- _Task directions_:
Take every line from the first down to the line with "dark = '#404040'" and set it down exactly, without the pictures.

begin

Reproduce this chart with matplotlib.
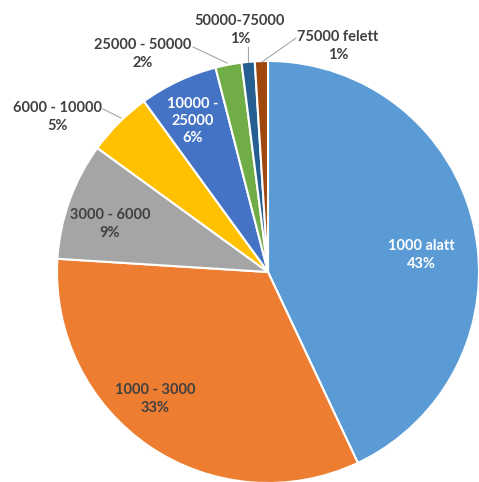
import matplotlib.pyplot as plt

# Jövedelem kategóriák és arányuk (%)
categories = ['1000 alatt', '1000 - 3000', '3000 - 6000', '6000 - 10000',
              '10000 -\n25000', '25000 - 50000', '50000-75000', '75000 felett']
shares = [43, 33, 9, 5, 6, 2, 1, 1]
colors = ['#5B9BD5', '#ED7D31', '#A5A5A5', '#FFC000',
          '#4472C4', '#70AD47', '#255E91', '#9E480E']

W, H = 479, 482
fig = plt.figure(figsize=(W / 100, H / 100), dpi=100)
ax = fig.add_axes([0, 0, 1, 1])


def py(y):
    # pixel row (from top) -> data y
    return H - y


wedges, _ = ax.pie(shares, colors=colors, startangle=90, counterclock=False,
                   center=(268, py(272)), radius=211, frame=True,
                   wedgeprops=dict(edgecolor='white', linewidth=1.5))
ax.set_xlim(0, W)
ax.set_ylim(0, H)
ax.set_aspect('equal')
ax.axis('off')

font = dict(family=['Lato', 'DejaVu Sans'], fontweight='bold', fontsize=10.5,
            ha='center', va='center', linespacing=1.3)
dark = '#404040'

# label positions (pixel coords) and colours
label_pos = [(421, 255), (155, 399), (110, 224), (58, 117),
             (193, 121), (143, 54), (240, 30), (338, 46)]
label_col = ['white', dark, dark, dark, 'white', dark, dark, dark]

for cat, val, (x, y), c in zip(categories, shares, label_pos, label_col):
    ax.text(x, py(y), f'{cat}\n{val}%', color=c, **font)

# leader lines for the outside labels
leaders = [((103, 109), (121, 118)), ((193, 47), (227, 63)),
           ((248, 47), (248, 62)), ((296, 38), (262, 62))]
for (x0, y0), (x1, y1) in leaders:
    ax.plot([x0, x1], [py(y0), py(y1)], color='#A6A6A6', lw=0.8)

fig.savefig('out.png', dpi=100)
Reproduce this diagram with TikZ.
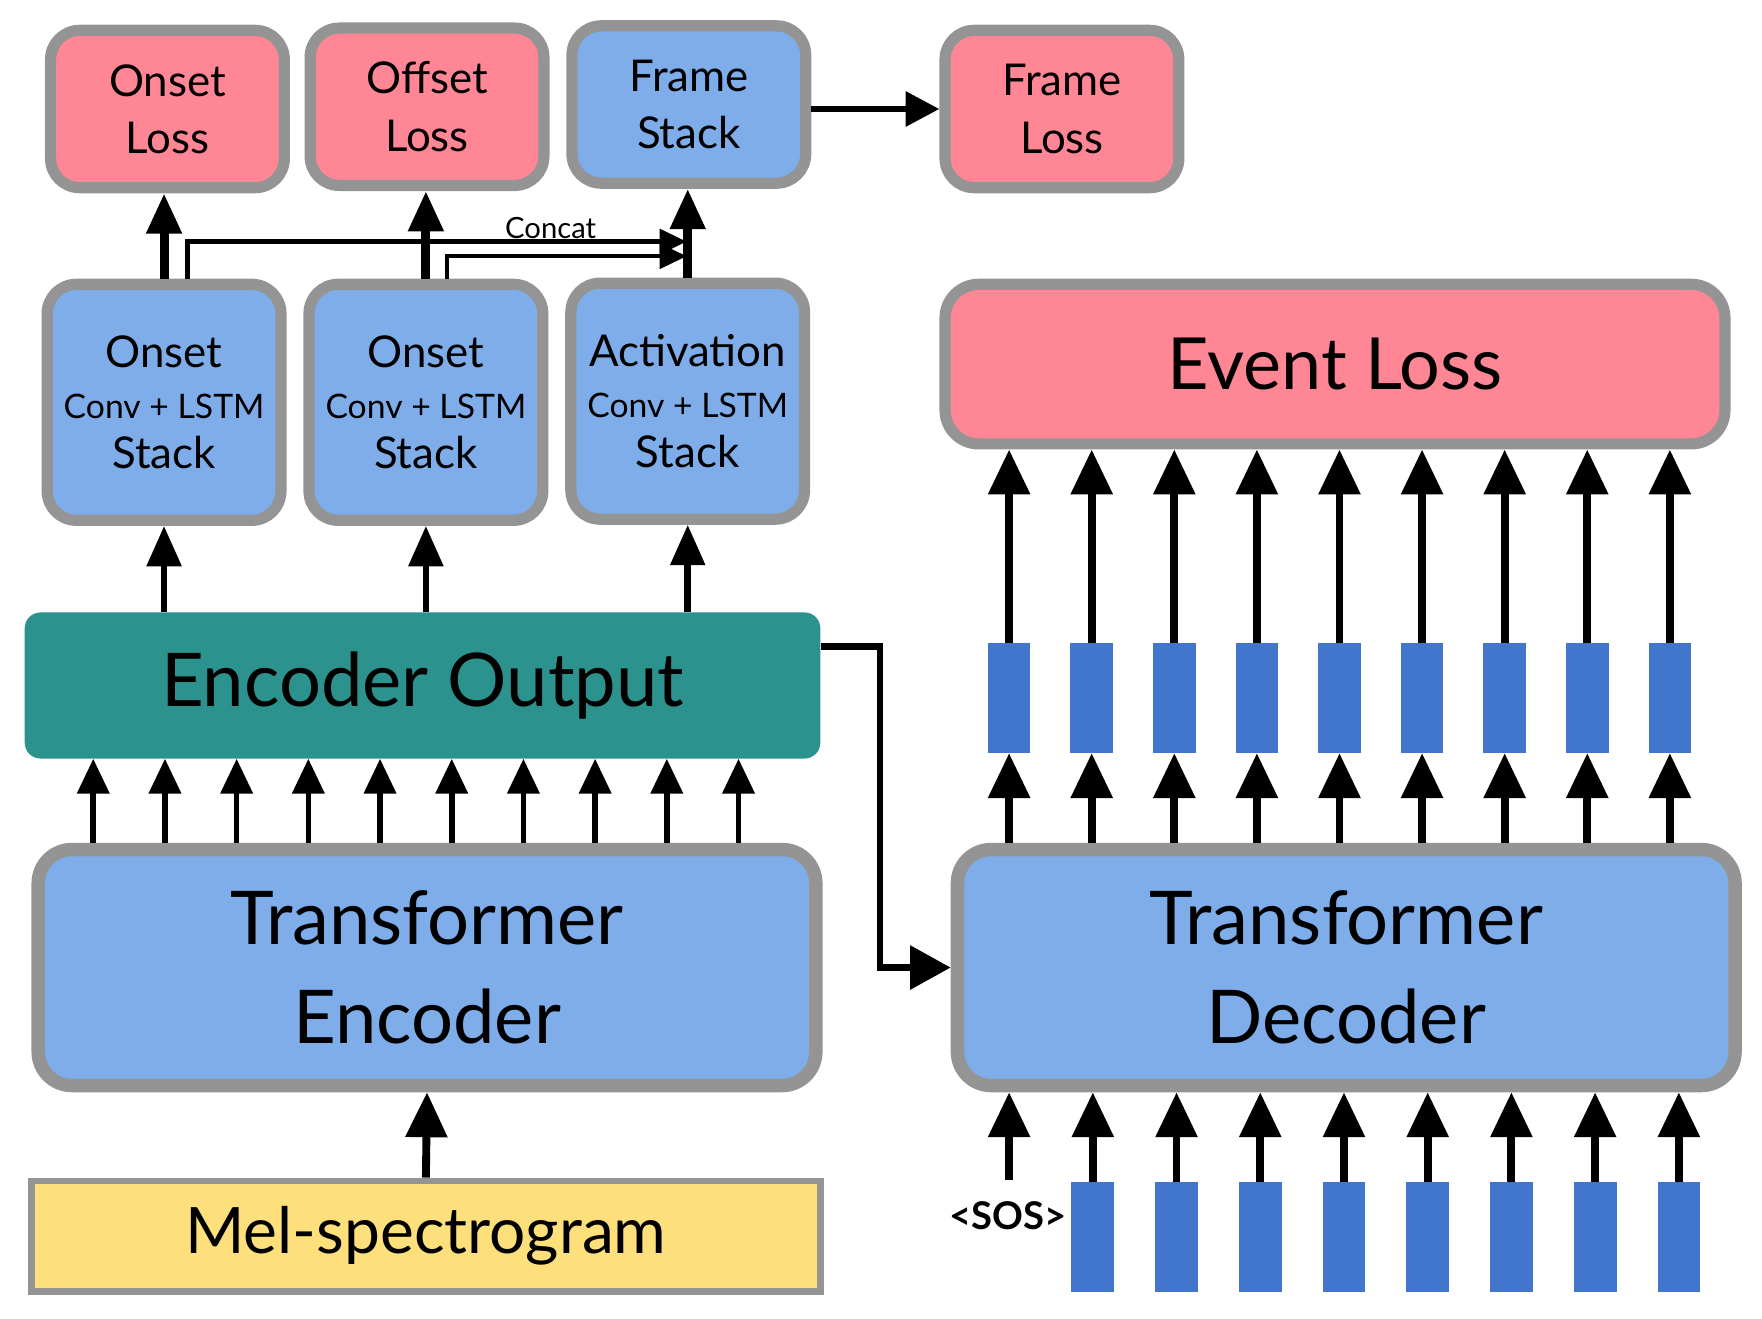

end

- _Completed task_:
Reproduce this chart with matplotlib.
import matplotlib.pyplot as plt

# Jövedelem kategóriák és arányuk (%)
categories = ['1000 alatt', '1000 - 3000', '3000 - 6000', '6000 - 10000',
              '10000 -\n25000', '25000 - 50000', '50000-75000', '75000 felett']
shares = [43, 33, 9, 5, 6, 2, 1, 1]
colors = ['#5B9BD5', '#ED7D31', '#A5A5A5', '#FFC000',
          '#4472C4', '#70AD47', '#255E91', '#9E480E']

W, H = 479, 482
fig = plt.figure(figsize=(W / 100, H / 100), dpi=100)
ax = fig.add_axes([0, 0, 1, 1])


def py(y):
    # pixel row (from top) -> data y
    return H - y


wedges, _ = ax.pie(shares, colors=colors, startangle=90, counterclock=False,
                   center=(268, py(272)), radius=211, frame=True,
                   wedgeprops=dict(edgecolor='white', linewidth=1.5))
ax.set_xlim(0, W)
ax.set_ylim(0, H)
ax.set_aspect('equal')
ax.axis('off')

font = dict(family=['Lato', 'DejaVu Sans'], fontweight='bold', fontsize=10.5,
            ha='center', va='center', linespacing=1.3)
dark = '#404040'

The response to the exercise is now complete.